Some real world range testing...

Range at 55 MPH = 230 miles.

Range at 75 MPH = 175 miles.

Range at 100 MPG = 110 miles.

 

 

 


Posted by: Bob Wallace

01-Oct-2009
68224
  

Terry Tamminen has now officially joined the rank of people we cannot listen to, nor trust due to obvious paritality.  It wouldn't surprise anyone if we follow the money trail to see conglomerate with vested interest in hydrogen.  It's people like that that give the community a bad name.

Good job Terry!


Posted by: Nick Zart

01-Oct-2009
68238
  

I heard a new one recently from an ex power co. employee, though our local grid is over 2/3 coal, at night when demand is low the nukes are the last thing they turn down/off, so if I charge my car at night I'm actually using mostly CO2 free power.
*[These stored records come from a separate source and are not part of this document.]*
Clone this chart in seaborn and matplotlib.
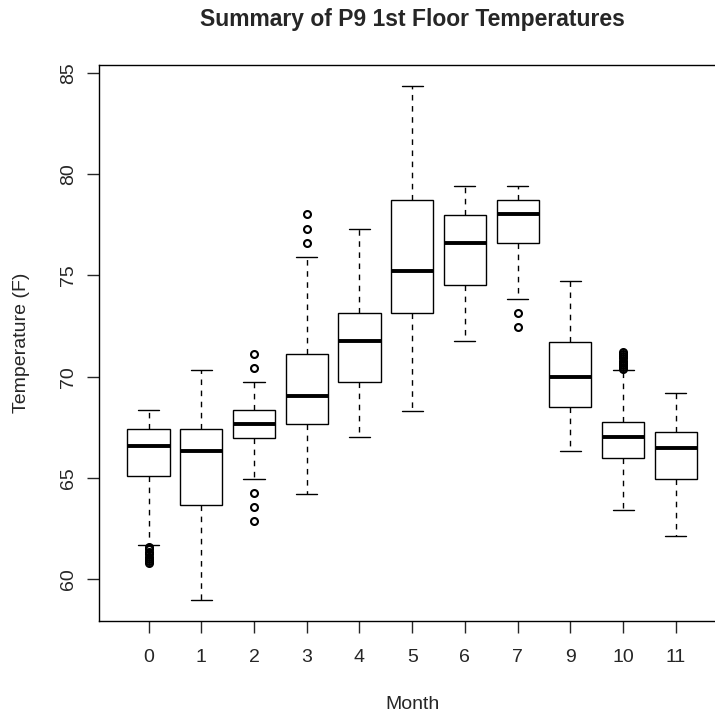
import numpy as np
import pandas as pd
import matplotlib
matplotlib.use("Agg")
import matplotlib.pyplot as plt
import seaborn as sns

# box summaries (deg F)
months = ["0", "1", "2", "3", "4", "5", "6", "7", "9", "10", "11"]
whisker_low = [61.68, 58.96, 64.94, 64.23, 67.00, 68.33, 71.76, 73.83, 66.34, 63.41, 62.14]
q1 = [65.09, 63.69, 66.98, 67.66, 69.75, 73.16, 74.51, 76.62, 68.52, 66.00, 64.97]
median = [66.57, 66.34, 67.66, 69.04, 71.76, 75.22, 76.62, 78.02, 69.98, 67.03, 66.46]
q3 = [67.40, 67.40, 68.35, 71.10, 73.16, 78.71, 78.00, 78.71, 71.73, 67.75, 67.28]
whisker_high = [68.38, 70.33, 69.72, 75.93, 77.29, 84.37, 79.40, 79.40, 74.74, 70.35, 69.21]
outliers = {
    "0": [61.60, 61.48, 61.36, 61.24, 61.12, 61.00, 60.88, 60.78],
    "2": [71.10, 70.45, 64.26, 63.57, 62.87],
    "3": [78.02, 77.29, 76.62],
    "7": [73.16, 72.47],
    "10": [70.40, 70.50, 70.60, 70.70, 70.80, 70.90, 71.00, 71.10, 71.20],
}

# rebuild samples whose quartiles / whisker ends equal the summaries above
N_REP = 40
rows = []
for i, m in enumerate(months):
    vals = np.repeat([whisker_low[i], q1[i], median[i], q3[i], whisker_high[i]], N_REP)
    vals = np.concatenate([vals, outliers.get(m, [])])
    rows.append(pd.DataFrame({"month": m, "temp": vals}))
df = pd.concat(rows, ignore_index=True)

sns.set_style("ticks")
plt.rcParams["font.family"] = ["Liberation Sans", "DejaVu Sans"]

W = 715
fig = plt.figure(figsize=(7.15, 7.15), dpi=100)
ax = fig.add_axes([99 / W, 1 - 621 / W, 626.4 / W, 556 / W])

sns.boxplot(data=df, x="month", y="temp", order=months, width=0.8,
            color="white", linecolor="black", linewidth=1, fliersize=5,
            whis=1.5, ax=ax,
            medianprops=dict(linewidth=2.8, color="black"),
            whiskerprops=dict(linestyle=(0, (4, 4))),
            flierprops=dict(marker="o", markerfacecolor="none",
                            markeredgecolor="black", markeredgewidth=1.5))

ax.set_xlim(-0.94, 10.94)
ax.set_ylim(57.94, 85.39)
ax.set_yticks([60, 65, 70, 75, 80, 85])
for s in ax.spines.values():
    s.set_visible(True)
    s.set_linewidth(1)
    s.set_color("black")

ax.tick_params(axis="both", direction="out", length=8.5, width=1, labelsize=14)
ax.tick_params(axis="x", pad=12)
ax.tick_params(axis="y", pad=7)
for lab in ax.get_yticklabels():
    lab.set_rotation(90)
    lab.set_va("center")

ax.set_xlabel("Month", fontsize=14)
ax.set_ylabel("Temperature (F)", fontsize=14)
ax.xaxis.set_label_coords(0.5, -0.135)
ax.xaxis.label.set_va("top")
ax.yaxis.set_label_coords(-0.110, 0.5)
ax.set_title("Summary of P9 1st Floor Temperatures", fontsize=16.5,
             fontweight="bold", y=1.081, va="center", pad=0)

fig.savefig("out.png", dpi=100)
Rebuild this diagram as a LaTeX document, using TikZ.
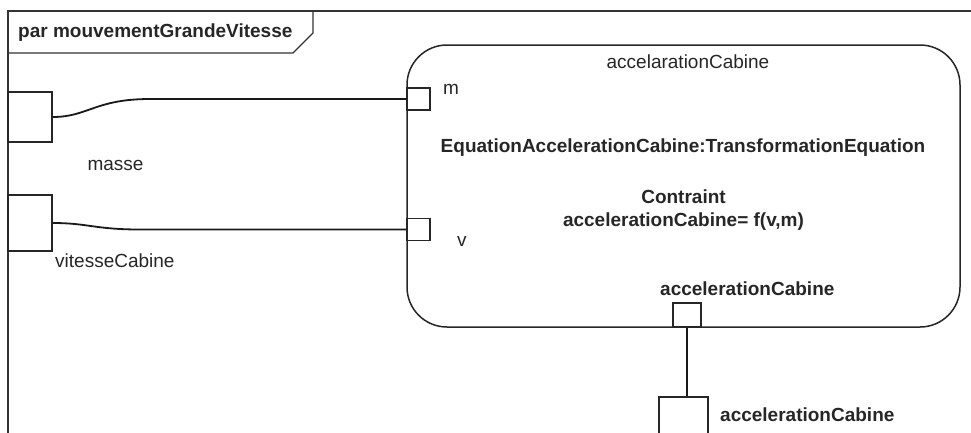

I understand this is common practice for purely economic reasons. You can buy green power offsets anyway but for the first several million cars their actual power source will mostly be low CO2.


Posted by: Dave K.

01-Oct-2009
68239
  

Apparently EVs won't be just for those with garages.  

..."ECOtality subsidiary eTec, eTec which has partnered up with Nissan, utility San Diego Gas & Electric, and other companies to install a whopping 12,750 charging systems in five states using the new funds. (For comparison, it has installed just over 400 charging stations for on-road electric vehicles so far...

 

 


Posted by: Bob Wallace

01-Oct-2009
68245
  

I read Terry Tamminen's article and it seemed to be critical of pure battery powered EVs (BEVs), not extended range EVs, which some refer to as PHEVs.  But I do take exception to some of his comments.

He talks about the need for an infrastructure to support BEVs.  If an advocate for hydrogen power is going to bring this up as a criticism of BEVs he should do so from the perspective of how this charging station infrastructure would compare to a hydrogen infrastructure.  I've got to believe that creating/installing a charging station is far less costly then a hydrogen refueling station.  Not to mention the hydrogen station would require replenishing(assuming the hydrogen is not produced on site).

He states that the Tesla's range is far less than 200 miles.  Is that correct?

He states that the Tesla's recharge time is 37 hours on a normal outlet.  That would only be the case if the battery pack was completely discharged.  Most people would be recharging nightly and probably be starting with a battery pack that still had ~75% state of charge.

He talks about the inefficiency of carrying around a half ton of batteries.  That would be a large battery pack.  Much larger than what we'll see on range extended EVs.  Plus with improvements in regenerative braking the added weight results in more energy being recaptured when braking.  So the efficiency hit is not that great.  And its my understanding that the fuel cell stack and hydrogen storage tanks are not exactly light.  And fuel cell vehicles still need battery packs, albeit smaller ones.  Maybe he's projecting technological advancements in these areas but if so then he should do the same for battery packs.

I do love the specious reasoning comparing BEVs to corn-based ethanol. Since ethanol proved not to be a viable solution therefore neither are BEVs.  That's completely senseless.  You could just as easily cite corn-based ethanol as an example of why fuel cell vehicles will not be viable or any other technology for that matter.

Bottom line is that I agree with some previous posts that feel this guy is clearly biased and his stated agenda probably has monetary interests attached to it.

 


Posted by: Tim Egan

01-Oct-2009
68255
  

Those of us driving solar-charged electric cars just laugh at people like Mr. Tamminen.

And drive merily on our pollution-free grid-free way.